こんにちは。大阪市福島区の歯医者 富永歯科クリニック院長富永佳代子です。前回に引き続き、抜歯、インプラントなどの外科治療を受けるときに、注意が必要な病気やお薬についてお話します。今回は、最終項目「長期ステロイド剤服用」について、ご紹介します。
ステロイド剤とは、どのようなお薬でしょうか?
「ステロイド」とは、腎臓の上にある副腎で生成される副腎皮質ホルモンの1種です。副腎皮質ホルモンは、体の中の炎症を抑えたり、免疫反応を抑える強い作用があります。例えば、強いストレスを感じた時に、脳の視床下部から腎臓に指令を出して、副腎からステロイドが分泌されると、ストレスへの体の過剰な反応が抑えられます。このホルモンが持つ作用を薬として応用したものがステロイド剤です。体の炎症や免疫反応を抑えるのに、体内で作られるステロイドだけでは不足している時に使います。種類としては、塗り薬、飲み薬、注射薬があります。
どのような疾患に使っているのでしょうか?
ステロイド剤は、気管支喘息、悪性リンパ腫、ネフローゼ症候群など、さまざまな疾患の治療に使われています。特に自己免疫疾患を持ってらっしゃる方が服用されています。
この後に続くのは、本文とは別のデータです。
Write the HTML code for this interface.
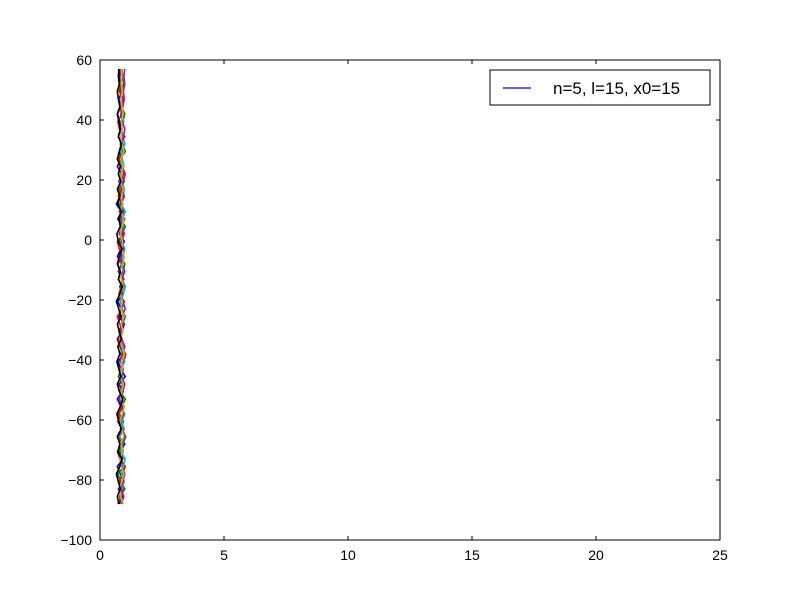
<!DOCTYPE html>
<html><head><meta charset="utf-8"><style>body{margin:0;background:#fff}svg{display:block;font-family:"Liberation Sans",sans-serif}</style></head>
<body>
<svg id="c" width="800" height="600"></svg>
<script>
const yVals=[-88,-85.5,-83,-80.5,-78,-75.5,-73,-70.5,-68,-65.5,-63,-60.5,-58,-55.5,-53,-50.5,-48,-45.5,-43,-40.5,-38,-35.5,-33,-30.5,-28,-25.5,-23,-20.5,-18,-15.5,-13,-10.5,-8,-5.5,-3,-0.5,2,4.5,7,9.5,12,14.5,17,19.5,22,24.5,27,29.5,32,34.5,37,39.5,42,44.5,47,49.5,52,54.5,57];
const seriesColors=['#0000ff','#008000','#ff0000','#00bfbf','#bf00bf','#bfbf00','#000000'];
const seriesX=[
[0.78,0.90,0.74,0.95,0.82,0.70,0.92,0.80,1.00,0.76,0.88,0.72,0.96,0.84,0.70,0.90,0.78,1.02,0.82,0.74,0.94,0.80,0.70,0.88,0.98,0.76,0.86,0.72,0.92,0.80,0.96,0.74,0.88,0.70,0.84,0.98,0.78,0.90,0.72,0.86,0.66,0.80,0.94,0.76,0.88,0.70,0.84,0.78,0.92,0.74,0.86,0.80,0.70,0.84,0.76,0.88,0.80,0.78,0.82],
[0.90,0.78,1.00,0.84,0.72,0.96,0.86,0.76,0.92,1.04,0.82,0.94,0.78,0.88,1.02,0.80,0.92,0.74,0.86,0.98,0.82,0.94,0.86,0.76,0.90,1.02,0.84,0.96,0.78,0.88,0.74,0.92,1.00,0.82,0.94,0.78,0.88,1.02,0.84,0.96,0.80,0.90,0.76,0.98,0.86,0.94,0.80,1.02,0.88,0.96,0.82,0.92,1.00,0.86,0.94,0.82,0.96,0.92,0.88],
[0.72,0.86,0.96,0.78,0.90,1.02,0.80,0.70,0.88,0.76,0.98,0.84,0.72,0.92,0.80,0.94,0.70,0.86,0.78,0.96,1.04,0.82,0.74,0.90,0.80,0.70,0.88,0.98,0.76,0.86,0.94,0.80,0.72,0.90,0.78,0.70,0.94,0.84,1.00,0.78,0.92,0.74,0.86,0.80,0.96,0.84,0.74,0.90,0.82,1.00,0.78,0.72,0.88,0.80,0.94,0.78,0.84,0.86,0.82],
[0.94,0.82,0.90,0.98,0.86,0.94,1.02,0.84,0.92,0.80,0.96,0.88,1.00,0.86,0.92,0.82,0.98,0.90,0.84,1.00,0.88,0.96,0.82,0.92,0.86,0.98,0.90,0.82,0.94,1.02,0.88,0.96,0.84,0.92,1.00,0.88,0.82,0.96,0.90,1.02,0.86,0.94,0.98,0.88,0.82,0.96,0.90,0.86,1.00,0.92,0.84,0.96,0.88,0.92,0.84,0.90,0.86,0.88,0.90],
[0.86,0.96,0.84,0.92,1.00,0.88,0.80,0.94,0.86,1.02,0.90,0.82,0.96,0.88,0.78,0.92,1.00,0.86,0.94,0.82,0.90,1.00,0.88,0.80,0.94,0.86,1.02,0.92,0.84,0.96,0.88,1.00,0.90,0.82,0.94,0.86,0.98,0.90,0.80,0.92,0.86,0.98,0.88,0.94,1.02,0.90,0.84,0.96,0.88,0.94,1.00,0.90,0.84,0.92,0.98,0.94,1.00,0.96,1.00],
[0.92,0.84,0.80,0.88,0.96,0.86,0.80,0.92,0.84,0.96,0.88,0.80,0.90,0.98,0.84,0.88,0.94,0.82,0.90,0.86,0.98,0.88,0.80,0.92,0.86,0.96,0.84,0.90,0.82,0.94,0.86,0.80,0.92,0.98,0.86,0.92,0.82,0.88,0.96,0.84,0.90,0.86,0.94,0.80,0.88,0.92,0.84,0.96,0.88,0.84,0.90,0.86,0.94,0.88,0.84,0.90,0.86,0.88,0.86],
[0.76,0.70,0.82,0.74,0.66,0.80,0.88,0.72,0.80,0.70,0.86,0.76,0.68,0.82,0.92,0.78,0.70,0.84,0.76,0.68,0.80,0.72,0.86,0.78,0.70,0.84,0.76,0.66,0.80,0.90,0.74,0.82,0.70,0.78,0.88,0.74,0.68,0.82,0.76,0.86,0.72,0.80,0.70,0.84,0.74,0.82,0.70,0.78,0.86,0.74,0.82,0.76,0.70,0.80,0.74,0.70,0.78,0.74,0.76]];
const xTicks=[0,5,10,15,20,25];
const yTicks=[-100,-80,-60,-40,-20,0,20,40,60];
const L=100,R=720,T=60,B=540;
const sx=v=>L+(v-0)/(25-0)*(R-L), sy=v=>B-(v+100)/(160)*(B-T);
const svg=document.getElementById('c'),NS='http://www.w3.org/2000/svg';
function mk(t,a,p){const e=document.createElementNS(NS,t);for(const k in a)e.setAttribute(k,a[k]);(p||svg).appendChild(e);return e;}
const g=mk('g',{});


seriesX.forEach((xs,i)=>{
 const p=mk('polyline',{points:xs.map((x,j)=>sx(x)+','+sy(yVals[j])).join(' '),fill:'none',stroke:seriesColors[i],'stroke-width':1.6},g);
 
 
});
const fr=mk('rect',{x:L,y:T,width:R-L,height:B-T,fill:'none',stroke:'#000'});


xTicks.forEach(v=>{const x=sx(v);
 mk('line',{x1:x,x2:x,y1:B,y2:B-4,stroke:'#000'});mk('line',{x1:x,x2:x,y1:T,y2:T+4,stroke:'#000'});
 const t=mk('text',{x:x,y:B+20,'text-anchor':'middle','font-size':14});t.textContent=v;
 
 });
yTicks.forEach(v=>{const y=sy(v);
 mk('line',{x1:L,x2:L+4,y1:y,y2:y,stroke:'#000'});mk('line',{x1:R,x2:R-4,y1:y,y2:y,stroke:'#000'});
 const t=mk('text',{x:L-8,y:y+5,'text-anchor':'end','font-size':14});t.textContent=String(v).replace('-','\u2212');
 
 });
const lg=mk('g',{});


mk('rect',{x:490,y:70,width:220,height:35,fill:'#fff',stroke:'#000'},lg);
mk('line',{x1:503,x2:531,y1:88,y2:88,stroke:'#0000ff','stroke-width':1.3},lg);
const lt=mk('text',{x:553,y:94,'font-size':17},lg);lt.textContent='n=5, l=15, x0=15';


</script>
</body></html>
例えば、免疫の異常により関節に炎症が起きて痛みや腫れが起きる関節リウマチがあります。ステロイド剤は、過剰な免疫反応と炎症を抑え、痛みや腫れを和らげる作用があります。
歯科治療との関係は?
細菌感染に注意
炎症というと良くないものと考えますが、これは細菌に対して体が戦っている状態です。ステロイド剤長期服用をしている方は、炎症や免疫反応が起きにくくなっているため、細菌感染しやすい状態です。そのため、抜歯後や手術後の傷が治りにくく、膿んだり腫れたりすることがあります。
治療のストレスに注意
歯科治療、医療行為は、誰でも少なからず緊張し、ストレスになります。副腎皮質ホルモンは、そうしたストレスが体に与える影響を緩和させる作用があります。しかし、ステロイド剤長期投与の方は、副腎皮質ホルモンの分泌が抑えられている状態にあります。そのため、抜歯やインプラント手術などの後、発熱、嘔吐感、筋肉の痛み、血圧低下といった体調の悪化を訴えることがあります。これを「副腎クリーゼ」と呼びます。
歯科からのお願い
抜歯や外科処置前にステロイド剤を服用している方は、必ずお伝えください。ステロイド剤長期服用の方は、細菌感染を起こしやすい状態にあります。そのため、外科治療の際には、抗菌薬(抗生物質)を通常より多めに服用していただいたり、前もって服用(予防的投与)してもらうことがあります。また、ストレスによる体調変化を防ぐため、通常より多くステロイド剤を服用していただく「ステロイドカバー」が必要になることがあります。ステロイドカバーが必要か否かは、医科の先生との相談になります。
お薬手帳をお持ちください。
これまで、5回にわたり歯科治療と服用薬との関係をお話してきました。滅多にないのですが、命にかかわるようなケースもありますので、歯科受診の際には、必ず持病やお薬手帳についてお話しください。1種類ぐらいの服用薬であれば覚えていますが、種類が多くなるとわからない方、お薬手帳を持ち歩くのが煩わしい方は、携帯電話の中に、服用薬の資料、写真をいれておくのも良いと思います。
安心、安全な歯科治療のために、ご協力ください。